Plan B - Morning After Pill

Posted by DCampbell aka Puteri | 8/24/2007 02:09:00 PM | | 0 comments »

Many people have known for a long time that after unprotected sex, one can take a large dose of the contraceptive pill and it can prevent pregnancy. Plan B is just the "large number of pills" put together in one tablet.

I do not oppose the use of contraceptive pills, so to me this is just another version of the pill for pregnancy prevention. What I am against is abortion after pregnancy has been ascertained. The only danger of the easy access of this pill is that it might promote more promiscuity among the young who refused to use the condom and prefer to take the Plan B pill. We still don't know the long term effects of frequent use of this pregnancy prevention pill.

WASHINGTON (Reuters) -- Sales of the Plan B "morning-after pill" nearly doubled in the past year, exceeding expectations after the U.S. government allowed adults to buy the emergency contraceptive without a prescription.

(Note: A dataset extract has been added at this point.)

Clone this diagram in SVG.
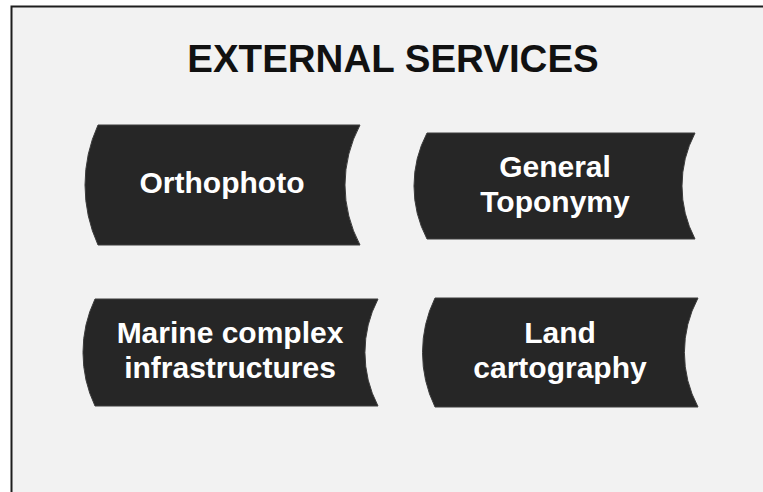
<svg xmlns="http://www.w3.org/2000/svg" width="763" height="492" viewBox="0 0 763 492">
<style>
.frame{fill:#f2f2f2}
.edge{stroke:#1e1e1e;stroke-width:2;fill:none}
.node{fill:#262626;stroke:#3c3c3c;stroke-width:1}
.title{font-family:"Liberation Sans",Arial,sans-serif;font-weight:bold;font-size:38.5px;fill:#111;text-anchor:middle}
.label{font-family:"Liberation Sans",Arial,sans-serif;font-weight:bold;font-size:30px;fill:#ffffff;text-anchor:middle}
</style>
<rect x="0" y="0" width="763" height="492" fill="#ffffff"/>
<rect class="frame" x="11" y="6" width="752" height="486"/>
<path class="edge" d="M11.5,492 L11.5,6.5 L763,6.5"/>
<text class="title" x="393" y="72">EXTERNAL SERVICES</text>
<g id="node-orthophoto">
<path class="node" d="M98,125 L360,125 A127.5,127.5 0 0 0 360,245 L98,245 A145,145 0 0 1 98,125 Z"/>
<text class="label" x="222" y="193">Orthophoto</text>
</g>
<g id="node-general-toponymy">
<path class="node" d="M427,133 L695,133 A114.5,114.5 0 0 0 695,239 L427,239 A114.5,114.5 0 0 1 427,133 Z"/>
<text class="label" x="555" y="177">General</text>
<text class="label" x="555" y="212">Toponymy</text>
</g>
<g id="node-marine">
<path class="node" d="M95,299 L378,299 A116,116 0 0 0 378,406 L95,406 A125,125 0 0 1 95,299 Z"/>
<text class="label" x="230" y="343">Marine complex</text>
<text class="label" x="230" y="378">infrastructures</text>
</g>
<g id="node-land">
<path class="node" d="M435,298 L698,298 A116,116 0 0 0 698,407 L435,407 A125,125 0 0 1 435,298 Z"/>
<text class="label" x="560" y="343">Land</text>
<text class="label" x="560" y="378">cartography</text>
</g>
<g id="connectors"></g>
</svg>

A three-year battle ended last August when the Food and Drug Administration decided that women and men 18 and older could buy the Barr Pharmaceuticals Inc. product without a doctor's order if they showed proof of age at a pharmacy.

"More women know about it, and it's just becoming much more part of their mainstream reproductive health care," Planned Parenthood President Cecile Richards said.

Plan B pills contain higher doses of progestin, a hormone used in prescription birth-control pills for 35 years. Two Plan B pills reduce odds of pregnancy by 89 percent if taken within 72 hours of sexual intercourse, studies show.

Plan B sales hit about $40 million a year when the product required a prescription for all women. Industry analysts and Barr projected nonprescription access for adults, approved in August 2006, could boost sales to about $60 million in 2007.

The popularity of Plan B has exceeded those estimates.

Barr launched the nonprescription version last November, and the company predicts 2007 sales will reach about $80 million.

"We believe (sales) will continue to grow," Barr spokeswoman Carol Cox said.